Exercise: Return the entries verbatim and drop every picture.

Supplied entries:

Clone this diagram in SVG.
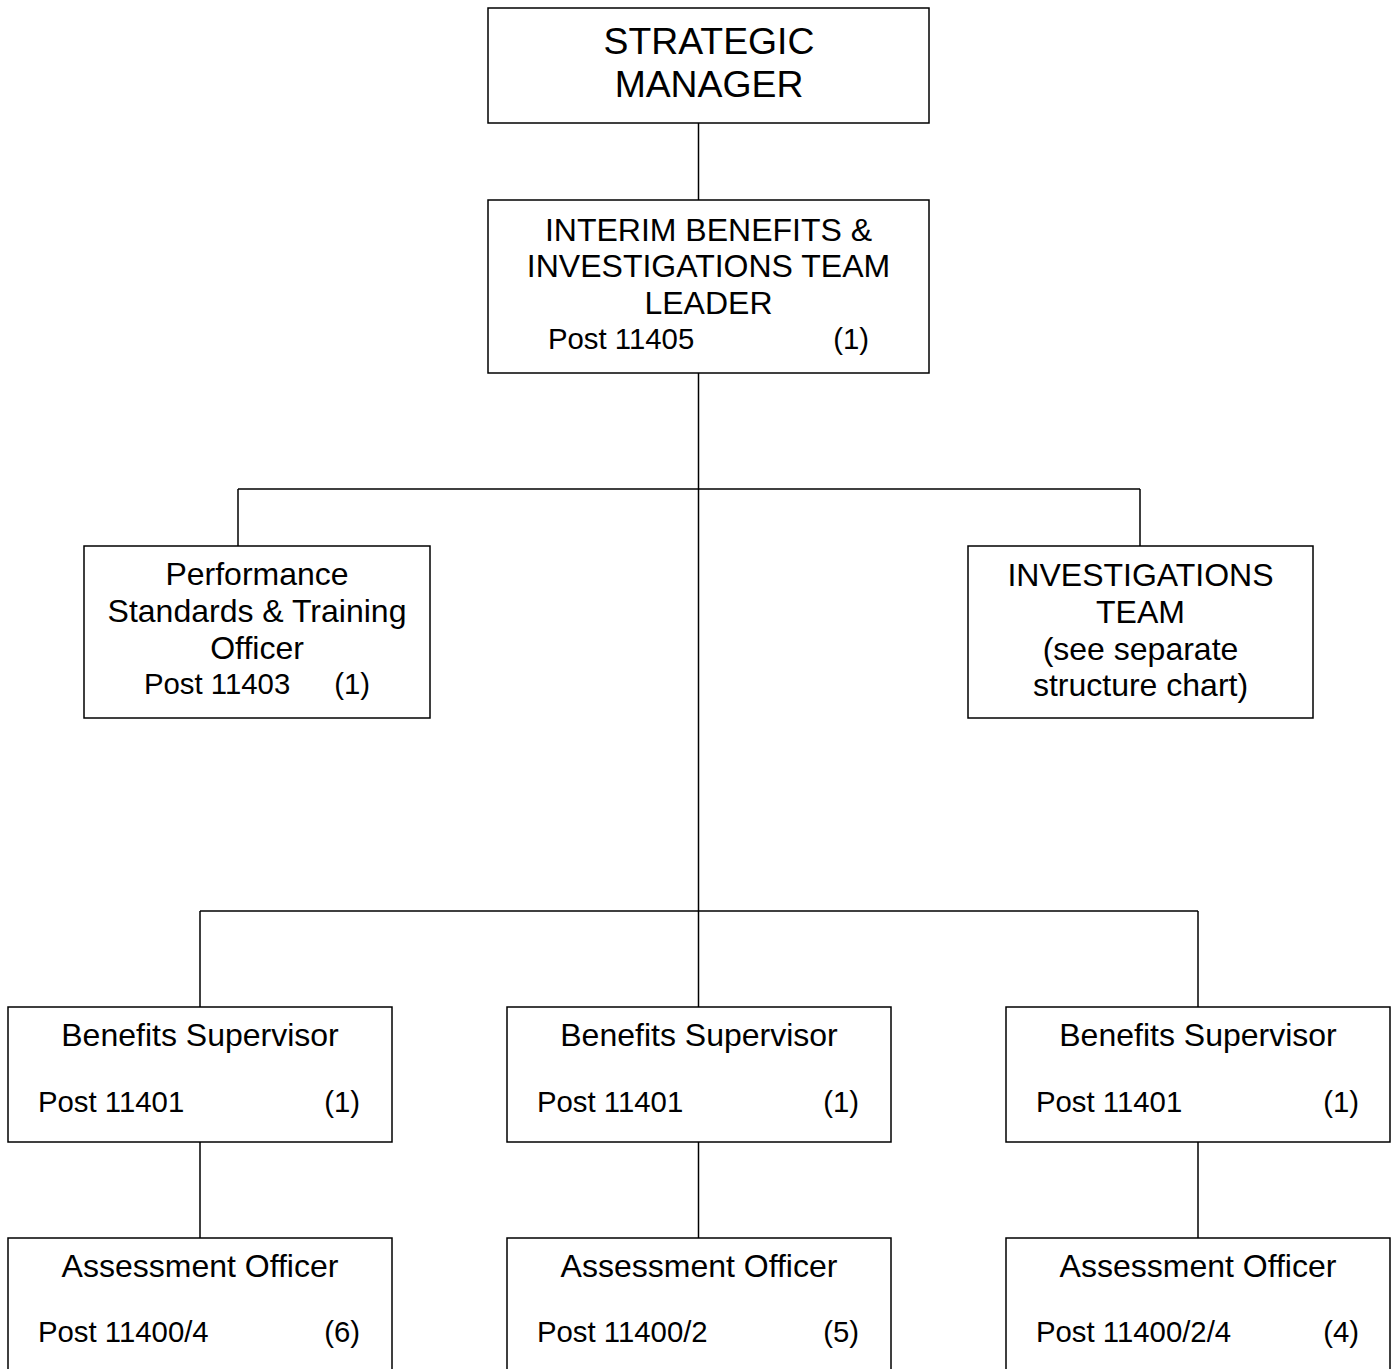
<svg xmlns="http://www.w3.org/2000/svg" width="1396" height="1369" viewBox="0 0 1396 1369">
<style>
rect{fill:#fff;stroke:#000;stroke-width:1.5}
.c line{stroke:#000;stroke-width:1.5}
text{font-family:"Liberation Sans",Arial,sans-serif;fill:#000;font-size:32px}
.t{font-size:37.33px;text-anchor:middle}
.m{text-anchor:middle}
.p{font-size:29.33px}
.e{font-size:29.33px;text-anchor:end}
</style>
<rect width="1396" height="1369" style="stroke:none"/>
<g class="c" id="connectors">
<line x1="698.5" y1="123" x2="698.5" y2="200"/>
<line x1="698.5" y1="373" x2="698.5" y2="1007"/>
<line x1="238" y1="489" x2="1140" y2="489"/>
<line x1="238" y1="489" x2="238" y2="546"/>
<line x1="1140" y1="489" x2="1140" y2="546"/>
<line x1="200" y1="911" x2="1198" y2="911"/>
<line x1="200" y1="911" x2="200" y2="1007"/>
<line x1="1198" y1="911" x2="1198" y2="1007"/>
<line x1="200" y1="1142" x2="200" y2="1238"/>
<line x1="698.5" y1="1142" x2="698.5" y2="1238"/>
<line x1="1198" y1="1142" x2="1198" y2="1238"/>
</g>
<g id="strategic">
<rect x="488" y="8" width="441" height="115"/>
<text class="t" x="709" y="54">STRATEGIC</text>
<text class="t" x="709" y="97">MANAGER</text>
</g>
<g id="interim">
<rect x="488" y="200" width="441" height="173"/>
<text class="m" x="708.5" y="241">INTERIM BENEFITS &amp;</text>
<text class="m" x="708.5" y="277">INVESTIGATIONS TEAM</text>
<text class="m" x="708.5" y="314">LEADER</text>
<text class="p" x="548" y="349">Post 11405</text>
<text class="e" x="869" y="349">(1)</text>
</g>
<g id="performance">
<rect x="84" y="546" width="346" height="172"/>
<text class="m" x="257" y="585">Performance</text>
<text class="m" x="257" y="622">Standards &amp; Training</text>
<text class="m" x="257" y="659">Officer</text>
<text class="p" x="144" y="694">Post 11403</text>
<text class="e" x="370" y="694">(1)</text>
</g>
<g id="investigations">
<rect x="968" y="546" width="345" height="172"/>
<text class="m" x="1140.5" y="586">INVESTIGATIONS</text>
<text class="m" x="1140.5" y="623">TEAM</text>
<text class="m" x="1140.5" y="660">(see separate</text>
<text class="m" x="1140.5" y="696">structure chart)</text>
</g>
<g id="supervisor1">
<rect x="8" y="1007" width="384" height="135"/>
<text class="m" x="200" y="1046">Benefits Supervisor</text>
<text class="p" x="38" y="1112">Post 11401</text>
<text class="e" x="360" y="1112">(1)</text>
</g>
<g id="supervisor2">
<rect x="507" y="1007" width="384" height="135"/>
<text class="m" x="699" y="1046">Benefits Supervisor</text>
<text class="p" x="537" y="1112">Post 11401</text>
<text class="e" x="859" y="1112">(1)</text>
</g>
<g id="supervisor3">
<rect x="1006" y="1007" width="384" height="135"/>
<text class="m" x="1198" y="1046">Benefits Supervisor</text>
<text class="p" x="1036" y="1112">Post 11401</text>
<text class="e" x="1359" y="1112">(1)</text>
</g>
<g id="assessment1">
<rect x="8" y="1238" width="384" height="150"/>
<text class="m" x="200" y="1277">Assessment Officer</text>
<text class="p" x="38" y="1342">Post 11400/4</text>
<text class="e" x="360" y="1342">(6)</text>
</g>
<g id="assessment2">
<rect x="507" y="1238" width="384" height="150"/>
<text class="m" x="699" y="1277">Assessment Officer</text>
<text class="p" x="537" y="1342">Post 11400/2</text>
<text class="e" x="859" y="1342">(5)</text>
</g>
<g id="assessment3">
<rect x="1006" y="1238" width="384" height="150"/>
<text class="m" x="1198" y="1277">Assessment Officer</text>
<text class="p" x="1036" y="1342">Post 11400/2/4</text>
<text class="e" x="1359" y="1342">(4)</text>
</g>
</svg>
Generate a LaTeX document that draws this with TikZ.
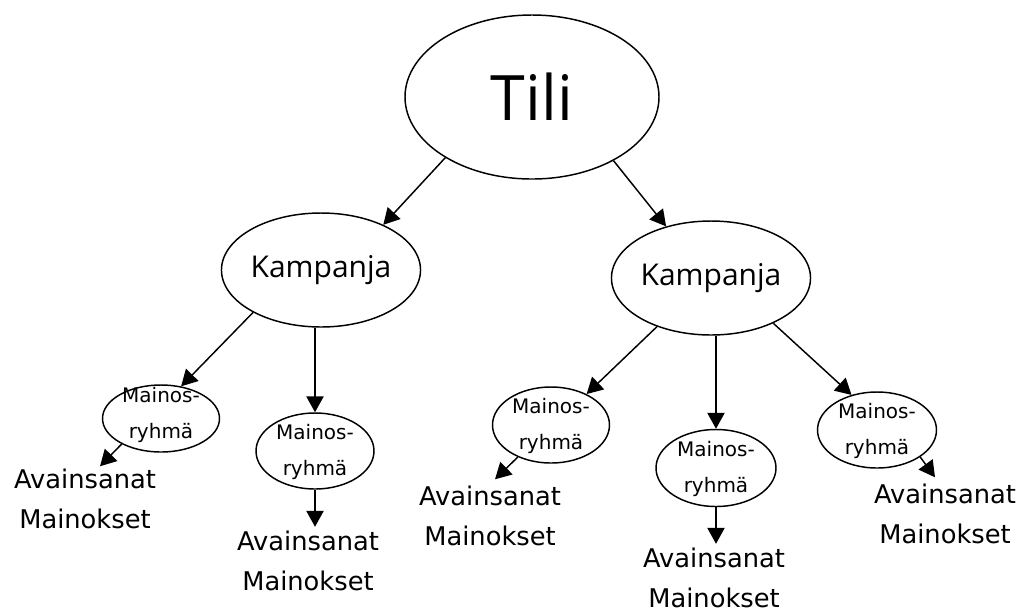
\documentclass[tikz,border=0pt]{standalone}
\usepackage{fontspec}
\setmainfont{Open Sans}
\newfontfamily\labfont{DejaVu Sans}
\usetikzlibrary{arrows.meta,calc,shapes.geometric}
\begin{document}
\begin{tikzpicture}[x=0.75pt,y=-0.75pt,
  ell/.style={ellipse,draw,line width=1.1pt,inner sep=0pt},
  arr/.style={line width=1.1pt,-{Triangle[length=12pt,width=13pt]}},
  lab/.style={align=center,inner sep=0pt,font=\labfont\fontsize{19.3}{30}\selectfont},
  mgt/.style={align=center,inner sep=0pt,font=\labfont\fontsize{15}{27}\selectfont},
  kamp/.style={ell,minimum height=85.5pt,font=\fontsize{22.5}{26}\selectfont},
  mg/.style={ell,minimum width=88.5pt,minimum height=57pt}]
\useasboundingbox (0,0) rectangle (1022,612);
% ellipses
\node[ell,minimum width=190.5pt,minimum height=123pt,font=\fontsize{47}{50}\selectfont] (tili) at (532,97) {Tili};
\node[kamp,minimum width=138pt] (k1) at (321,270) {Kampanja};
\node[kamp,minimum width=133.5pt] (k2) at (711,278) {Kampanja};
\node[mg,minimum width=87.75pt,minimum height=50.25pt] (mg1) at (161,418.5) {};
\node[mg] (mg2) at (315,451) {};
\node[mg,minimum width=87.75pt] (mg3) at (551,425) {};
\node[mg,minimum width=90pt,minimum height=57.75pt] (mg4) at (716,468) {};
\node[mg,minimum width=89.25pt] (mg5) at (877,430) {};
% ellipse texts
\node[mgt] (mg1t) at (161,415) {Mainos-\\ryhmä};
\node[mgt] (mg2t) at (315,452) {Mainos-\\ryhmä};
\node[mgt] (mg3t) at (551,426) {Mainos-\\ryhmä};
\node[mgt] (mg4t) at (716,469) {Mainos-\\ryhmä};
\node[mgt] (mg5t) at (877,431) {Mainos-\\ryhmä};
% labels
\node[lab] (l1) at (85,498.5) {Avainsanat\\Mainokset};
\node[lab] (l2) at (308,561) {Avainsanat\\Mainokset};
\node[lab] (l3) at (490,515.5) {Avainsanat\\Mainokset};
\node[lab] (l4) at (714,578) {Avainsanat\\Mainokset};
\node[lab] (l5) at (945,513.5) {Avainsanat\\Mainokset};
% connectors
\draw[arr] (tili.215) -- (k1.36);
\draw[arr] (tili.-38) -- (k2.131);
\draw[arr] (k1.212) -- (mg1.58);
\draw[arr] (k1.south -| mg2.north) -- (mg2.north);
\draw[arr] (k2.222) -- (mg3.41);
\draw[arr] (k2.south -| mg4.north) -- (mg4.north);
\draw[arr] (k2.-36) -- (mg5.126);
\draw[arr] (mg1.213) -- ($(l1.north)+(15,-2)$);
\draw[arr] (mg2.south) -- ($(l2.north)+(7,-4)$);
\draw[arr] (mg3.224) -- ($(l3.north)+(5,-6)$);
\draw[arr] (mg4.south) -- ($(l4.north)+(2,-4)$);
\draw[arr] (mg5.-32) -- ($(l5.north)+(-10,-6)$);
\end{tikzpicture}
\end{document}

Solution:
Clone this diagram in SVG.
<svg xmlns="http://www.w3.org/2000/svg" width="1396" height="1369" viewBox="0 0 1396 1369">
<style>
rect{fill:#fff;stroke:#000;stroke-width:1.5}
.c line{stroke:#000;stroke-width:1.5}
text{font-family:"Liberation Sans",Arial,sans-serif;fill:#000;font-size:32px}
.t{font-size:37.33px;text-anchor:middle}
.m{text-anchor:middle}
.p{font-size:29.33px}
.e{font-size:29.33px;text-anchor:end}
</style>
<rect width="1396" height="1369" style="stroke:none"/>
<g class="c" id="connectors">
<line x1="698.5" y1="123" x2="698.5" y2="200"/>
<line x1="698.5" y1="373" x2="698.5" y2="1007"/>
<line x1="238" y1="489" x2="1140" y2="489"/>
<line x1="238" y1="489" x2="238" y2="546"/>
<line x1="1140" y1="489" x2="1140" y2="546"/>
<line x1="200" y1="911" x2="1198" y2="911"/>
<line x1="200" y1="911" x2="200" y2="1007"/>
<line x1="1198" y1="911" x2="1198" y2="1007"/>
<line x1="200" y1="1142" x2="200" y2="1238"/>
<line x1="698.5" y1="1142" x2="698.5" y2="1238"/>
<line x1="1198" y1="1142" x2="1198" y2="1238"/>
</g>
<g id="strategic">
<rect x="488" y="8" width="441" height="115"/>
<text class="t" x="709" y="54">STRATEGIC</text>
<text class="t" x="709" y="97">MANAGER</text>
</g>
<g id="interim">
<rect x="488" y="200" width="441" height="173"/>
<text class="m" x="708.5" y="241">INTERIM BENEFITS &amp;</text>
<text class="m" x="708.5" y="277">INVESTIGATIONS TEAM</text>
<text class="m" x="708.5" y="314">LEADER</text>
<text class="p" x="548" y="349">Post 11405</text>
<text class="e" x="869" y="349">(1)</text>
</g>
<g id="performance">
<rect x="84" y="546" width="346" height="172"/>
<text class="m" x="257" y="585">Performance</text>
<text class="m" x="257" y="622">Standards &amp; Training</text>
<text class="m" x="257" y="659">Officer</text>
<text class="p" x="144" y="694">Post 11403</text>
<text class="e" x="370" y="694">(1)</text>
</g>
<g id="investigations">
<rect x="968" y="546" width="345" height="172"/>
<text class="m" x="1140.5" y="586">INVESTIGATIONS</text>
<text class="m" x="1140.5" y="623">TEAM</text>
<text class="m" x="1140.5" y="660">(see separate</text>
<text class="m" x="1140.5" y="696">structure chart)</text>
</g>
<g id="supervisor1">
<rect x="8" y="1007" width="384" height="135"/>
<text class="m" x="200" y="1046">Benefits Supervisor</text>
<text class="p" x="38" y="1112">Post 11401</text>
<text class="e" x="360" y="1112">(1)</text>
</g>
<g id="supervisor2">
<rect x="507" y="1007" width="384" height="135"/>
<text class="m" x="699" y="1046">Benefits Supervisor</text>
<text class="p" x="537" y="1112">Post 11401</text>
<text class="e" x="859" y="1112">(1)</text>
</g>
<g id="supervisor3">
<rect x="1006" y="1007" width="384" height="135"/>
<text class="m" x="1198" y="1046">Benefits Supervisor</text>
<text class="p" x="1036" y="1112">Post 11401</text>
<text class="e" x="1359" y="1112">(1)</text>
</g>
<g id="assessment1">
<rect x="8" y="1238" width="384" height="150"/>
<text class="m" x="200" y="1277">Assessment Officer</text>
<text class="p" x="38" y="1342">Post 11400/4</text>
<text class="e" x="360" y="1342">(6)</text>
</g>
<g id="assessment2">
<rect x="507" y="1238" width="384" height="150"/>
<text class="m" x="699" y="1277">Assessment Officer</text>
<text class="p" x="537" y="1342">Post 11400/2</text>
<text class="e" x="859" y="1342">(5)</text>
</g>
<g id="assessment3">
<rect x="1006" y="1238" width="384" height="150"/>
<text class="m" x="1198" y="1277">Assessment Officer</text>
<text class="p" x="1036" y="1342">Post 11400/2/4</text>
<text class="e" x="1359" y="1342">(4)</text>
</g>
</svg>
Generate a LaTeX document that draws this with TikZ.
\documentclass[tikz,border=0pt]{standalone}
\usepackage{fontspec}
\setmainfont{Open Sans}
\newfontfamily\labfont{DejaVu Sans}
\usetikzlibrary{arrows.meta,calc,shapes.geometric}
\begin{document}
\begin{tikzpicture}[x=0.75pt,y=-0.75pt,
  ell/.style={ellipse,draw,line width=1.1pt,inner sep=0pt},
  arr/.style={line width=1.1pt,-{Triangle[length=12pt,width=13pt]}},
  lab/.style={align=center,inner sep=0pt,font=\labfont\fontsize{19.3}{30}\selectfont},
  mgt/.style={align=center,inner sep=0pt,font=\labfont\fontsize{15}{27}\selectfont},
  kamp/.style={ell,minimum height=85.5pt,font=\fontsize{22.5}{26}\selectfont},
  mg/.style={ell,minimum width=88.5pt,minimum height=57pt}]
\useasboundingbox (0,0) rectangle (1022,612);
% ellipses
\node[ell,minimum width=190.5pt,minimum height=123pt,font=\fontsize{47}{50}\selectfont] (tili) at (532,97) {Tili};
\node[kamp,minimum width=138pt] (k1) at (321,270) {Kampanja};
\node[kamp,minimum width=133.5pt] (k2) at (711,278) {Kampanja};
\node[mg,minimum width=87.75pt,minimum height=50.25pt] (mg1) at (161,418.5) {};
\node[mg] (mg2) at (315,451) {};
\node[mg,minimum width=87.75pt] (mg3) at (551,425) {};
\node[mg,minimum width=90pt,minimum height=57.75pt] (mg4) at (716,468) {};
\node[mg,minimum width=89.25pt] (mg5) at (877,430) {};
% ellipse texts
\node[mgt] (mg1t) at (161,415) {Mainos-\\ryhmä};
\node[mgt] (mg2t) at (315,452) {Mainos-\\ryhmä};
\node[mgt] (mg3t) at (551,426) {Mainos-\\ryhmä};
\node[mgt] (mg4t) at (716,469) {Mainos-\\ryhmä};
\node[mgt] (mg5t) at (877,431) {Mainos-\\ryhmä};
% labels
\node[lab] (l1) at (85,498.5) {Avainsanat\\Mainokset};
\node[lab] (l2) at (308,561) {Avainsanat\\Mainokset};
\node[lab] (l3) at (490,515.5) {Avainsanat\\Mainokset};
\node[lab] (l4) at (714,578) {Avainsanat\\Mainokset};
\node[lab] (l5) at (945,513.5) {Avainsanat\\Mainokset};
% connectors
\draw[arr] (tili.215) -- (k1.36);
\draw[arr] (tili.-38) -- (k2.131);
\draw[arr] (k1.212) -- (mg1.58);
\draw[arr] (k1.south -| mg2.north) -- (mg2.north);
\draw[arr] (k2.222) -- (mg3.41);
\draw[arr] (k2.south -| mg4.north) -- (mg4.north);
\draw[arr] (k2.-36) -- (mg5.126);
\draw[arr] (mg1.213) -- ($(l1.north)+(15,-2)$);
\draw[arr] (mg2.south) -- ($(l2.north)+(7,-4)$);
\draw[arr] (mg3.224) -- ($(l3.north)+(5,-6)$);
\draw[arr] (mg4.south) -- ($(l4.north)+(2,-4)$);
\draw[arr] (mg5.-32) -- ($(l5.north)+(-10,-6)$);
\end{tikzpicture}
\end{document}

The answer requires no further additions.